▶ **SET EXERCISE**:
Your task is to copy each line that has the word "matplotlib".

▶ **RECORDED DATA**:

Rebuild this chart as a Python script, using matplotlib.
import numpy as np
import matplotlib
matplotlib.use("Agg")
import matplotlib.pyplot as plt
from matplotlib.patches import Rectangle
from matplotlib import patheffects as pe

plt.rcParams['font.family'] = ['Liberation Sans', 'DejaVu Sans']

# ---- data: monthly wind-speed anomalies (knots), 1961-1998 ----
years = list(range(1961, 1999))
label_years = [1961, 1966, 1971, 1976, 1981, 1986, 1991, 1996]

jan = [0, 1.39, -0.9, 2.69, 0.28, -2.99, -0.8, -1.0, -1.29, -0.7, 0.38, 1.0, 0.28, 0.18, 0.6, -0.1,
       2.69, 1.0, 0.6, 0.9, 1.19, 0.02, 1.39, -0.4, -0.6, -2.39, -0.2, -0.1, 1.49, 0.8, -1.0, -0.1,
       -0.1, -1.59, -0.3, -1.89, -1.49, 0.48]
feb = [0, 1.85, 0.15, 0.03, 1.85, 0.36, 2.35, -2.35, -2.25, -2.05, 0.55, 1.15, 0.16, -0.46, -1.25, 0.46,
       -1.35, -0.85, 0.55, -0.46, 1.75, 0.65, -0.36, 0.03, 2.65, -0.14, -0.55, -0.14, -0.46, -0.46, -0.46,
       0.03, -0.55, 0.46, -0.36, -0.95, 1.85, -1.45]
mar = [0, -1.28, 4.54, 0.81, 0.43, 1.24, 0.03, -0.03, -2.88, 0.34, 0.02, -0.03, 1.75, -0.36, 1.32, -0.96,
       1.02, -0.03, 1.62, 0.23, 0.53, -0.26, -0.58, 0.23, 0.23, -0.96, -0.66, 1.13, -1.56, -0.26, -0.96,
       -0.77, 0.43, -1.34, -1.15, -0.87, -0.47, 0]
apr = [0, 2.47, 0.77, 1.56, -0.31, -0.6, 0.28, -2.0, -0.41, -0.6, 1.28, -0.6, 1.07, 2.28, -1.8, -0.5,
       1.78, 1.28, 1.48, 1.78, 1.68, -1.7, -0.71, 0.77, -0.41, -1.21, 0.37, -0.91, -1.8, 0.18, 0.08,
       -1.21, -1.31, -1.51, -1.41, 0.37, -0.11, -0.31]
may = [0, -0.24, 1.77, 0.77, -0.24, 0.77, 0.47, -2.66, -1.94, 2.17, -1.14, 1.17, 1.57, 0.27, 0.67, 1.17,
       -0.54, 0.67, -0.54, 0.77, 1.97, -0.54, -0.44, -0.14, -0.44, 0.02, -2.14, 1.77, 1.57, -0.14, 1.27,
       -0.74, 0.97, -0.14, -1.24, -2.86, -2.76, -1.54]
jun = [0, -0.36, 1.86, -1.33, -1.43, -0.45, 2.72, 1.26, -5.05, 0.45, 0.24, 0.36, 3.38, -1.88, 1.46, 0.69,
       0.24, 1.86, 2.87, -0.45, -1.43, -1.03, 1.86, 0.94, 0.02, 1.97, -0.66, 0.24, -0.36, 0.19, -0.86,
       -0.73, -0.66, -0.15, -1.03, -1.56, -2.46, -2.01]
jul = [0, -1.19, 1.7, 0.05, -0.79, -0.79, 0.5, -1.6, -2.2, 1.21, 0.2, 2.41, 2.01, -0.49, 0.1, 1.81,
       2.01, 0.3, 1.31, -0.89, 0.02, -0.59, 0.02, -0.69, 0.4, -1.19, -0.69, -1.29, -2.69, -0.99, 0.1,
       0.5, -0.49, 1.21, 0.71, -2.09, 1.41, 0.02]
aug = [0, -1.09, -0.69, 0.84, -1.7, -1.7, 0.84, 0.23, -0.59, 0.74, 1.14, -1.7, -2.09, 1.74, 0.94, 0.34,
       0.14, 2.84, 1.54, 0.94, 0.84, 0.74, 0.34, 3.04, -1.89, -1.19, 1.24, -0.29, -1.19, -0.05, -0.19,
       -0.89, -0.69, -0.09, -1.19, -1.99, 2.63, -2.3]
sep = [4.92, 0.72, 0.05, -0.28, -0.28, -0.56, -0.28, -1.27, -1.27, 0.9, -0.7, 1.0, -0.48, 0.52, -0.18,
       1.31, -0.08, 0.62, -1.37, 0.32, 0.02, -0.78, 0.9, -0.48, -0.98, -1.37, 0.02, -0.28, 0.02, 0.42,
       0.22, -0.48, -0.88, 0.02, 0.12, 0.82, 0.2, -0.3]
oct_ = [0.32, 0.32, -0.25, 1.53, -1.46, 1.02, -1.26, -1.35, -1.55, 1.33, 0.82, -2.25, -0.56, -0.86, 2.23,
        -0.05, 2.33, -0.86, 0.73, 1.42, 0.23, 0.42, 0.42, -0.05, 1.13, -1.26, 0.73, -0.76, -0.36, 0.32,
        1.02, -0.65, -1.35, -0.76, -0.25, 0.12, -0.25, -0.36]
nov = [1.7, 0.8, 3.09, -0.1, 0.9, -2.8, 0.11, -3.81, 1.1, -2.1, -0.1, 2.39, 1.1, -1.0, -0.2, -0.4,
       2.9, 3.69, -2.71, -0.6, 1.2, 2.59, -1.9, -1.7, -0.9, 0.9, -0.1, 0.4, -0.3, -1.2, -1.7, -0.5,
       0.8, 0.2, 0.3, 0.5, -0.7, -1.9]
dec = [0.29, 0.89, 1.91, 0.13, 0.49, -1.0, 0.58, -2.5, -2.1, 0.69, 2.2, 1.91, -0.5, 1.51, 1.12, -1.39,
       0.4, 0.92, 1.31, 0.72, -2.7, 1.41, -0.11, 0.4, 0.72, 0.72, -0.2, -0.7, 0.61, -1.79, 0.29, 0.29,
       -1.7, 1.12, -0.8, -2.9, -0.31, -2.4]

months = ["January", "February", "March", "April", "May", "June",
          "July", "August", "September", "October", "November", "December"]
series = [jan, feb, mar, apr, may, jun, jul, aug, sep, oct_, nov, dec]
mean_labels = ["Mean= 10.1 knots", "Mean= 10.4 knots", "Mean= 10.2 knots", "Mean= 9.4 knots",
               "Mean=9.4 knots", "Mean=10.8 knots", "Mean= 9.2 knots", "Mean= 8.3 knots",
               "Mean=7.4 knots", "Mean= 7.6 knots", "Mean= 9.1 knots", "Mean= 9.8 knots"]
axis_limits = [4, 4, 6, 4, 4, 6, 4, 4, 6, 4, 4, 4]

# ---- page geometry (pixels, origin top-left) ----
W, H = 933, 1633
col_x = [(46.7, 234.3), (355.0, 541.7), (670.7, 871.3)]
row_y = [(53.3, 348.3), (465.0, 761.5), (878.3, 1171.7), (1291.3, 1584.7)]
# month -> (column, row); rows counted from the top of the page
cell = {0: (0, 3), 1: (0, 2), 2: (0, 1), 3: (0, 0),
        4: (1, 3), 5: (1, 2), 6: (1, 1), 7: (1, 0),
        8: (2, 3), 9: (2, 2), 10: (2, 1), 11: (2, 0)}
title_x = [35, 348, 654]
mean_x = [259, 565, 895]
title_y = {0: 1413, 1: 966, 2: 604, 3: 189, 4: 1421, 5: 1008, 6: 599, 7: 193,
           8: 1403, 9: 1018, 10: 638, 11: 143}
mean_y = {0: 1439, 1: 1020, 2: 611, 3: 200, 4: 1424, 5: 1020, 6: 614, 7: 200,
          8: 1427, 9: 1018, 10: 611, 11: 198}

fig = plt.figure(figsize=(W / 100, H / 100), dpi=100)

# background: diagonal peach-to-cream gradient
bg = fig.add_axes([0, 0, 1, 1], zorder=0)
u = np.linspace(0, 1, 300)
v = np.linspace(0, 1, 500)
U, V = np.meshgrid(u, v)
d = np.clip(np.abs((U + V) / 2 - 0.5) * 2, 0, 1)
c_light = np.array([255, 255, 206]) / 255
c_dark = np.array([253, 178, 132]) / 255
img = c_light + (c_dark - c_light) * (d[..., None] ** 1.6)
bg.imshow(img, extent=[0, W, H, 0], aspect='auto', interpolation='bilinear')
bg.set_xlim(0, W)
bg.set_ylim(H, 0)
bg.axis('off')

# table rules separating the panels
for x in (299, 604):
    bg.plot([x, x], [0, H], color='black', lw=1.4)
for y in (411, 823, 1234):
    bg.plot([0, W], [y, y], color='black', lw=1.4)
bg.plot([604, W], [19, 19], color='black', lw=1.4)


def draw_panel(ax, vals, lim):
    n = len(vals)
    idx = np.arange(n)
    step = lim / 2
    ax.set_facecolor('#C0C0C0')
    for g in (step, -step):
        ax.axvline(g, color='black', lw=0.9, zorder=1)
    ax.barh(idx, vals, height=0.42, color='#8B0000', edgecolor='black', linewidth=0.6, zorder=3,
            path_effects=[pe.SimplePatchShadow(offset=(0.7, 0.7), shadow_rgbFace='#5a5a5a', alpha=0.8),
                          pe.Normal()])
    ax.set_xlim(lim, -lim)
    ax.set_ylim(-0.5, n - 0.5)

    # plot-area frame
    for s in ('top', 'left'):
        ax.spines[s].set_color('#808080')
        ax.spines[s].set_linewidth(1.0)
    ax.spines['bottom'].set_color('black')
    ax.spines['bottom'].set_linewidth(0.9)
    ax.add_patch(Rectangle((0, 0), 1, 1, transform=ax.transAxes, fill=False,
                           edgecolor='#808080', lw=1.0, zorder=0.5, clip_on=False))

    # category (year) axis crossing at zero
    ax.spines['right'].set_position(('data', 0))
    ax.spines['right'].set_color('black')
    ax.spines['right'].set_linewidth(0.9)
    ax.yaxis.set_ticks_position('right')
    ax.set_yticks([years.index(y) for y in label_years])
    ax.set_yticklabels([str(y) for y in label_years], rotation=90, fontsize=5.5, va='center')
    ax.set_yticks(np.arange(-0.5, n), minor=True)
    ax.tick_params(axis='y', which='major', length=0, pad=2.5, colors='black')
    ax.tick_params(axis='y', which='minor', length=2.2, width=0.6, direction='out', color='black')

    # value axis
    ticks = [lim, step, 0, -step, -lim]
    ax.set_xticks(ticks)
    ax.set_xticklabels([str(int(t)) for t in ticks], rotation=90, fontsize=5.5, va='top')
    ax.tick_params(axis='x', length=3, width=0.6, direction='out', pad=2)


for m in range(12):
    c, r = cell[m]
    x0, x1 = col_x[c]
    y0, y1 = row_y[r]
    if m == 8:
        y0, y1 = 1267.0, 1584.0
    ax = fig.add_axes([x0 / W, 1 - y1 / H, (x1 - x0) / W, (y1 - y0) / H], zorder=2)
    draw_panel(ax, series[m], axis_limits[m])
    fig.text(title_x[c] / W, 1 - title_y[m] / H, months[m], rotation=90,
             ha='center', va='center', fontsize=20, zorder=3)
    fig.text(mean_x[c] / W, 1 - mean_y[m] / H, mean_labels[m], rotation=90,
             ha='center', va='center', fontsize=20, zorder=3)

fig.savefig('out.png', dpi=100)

▶ **EXERCISE OUTPUT**:
Rebuild this chart as a Python script, using matplotlib.
import matplotlib
matplotlib.use("Agg")
import matplotlib.pyplot as plt
from matplotlib.patches import Rectangle
from matplotlib import patheffects as pe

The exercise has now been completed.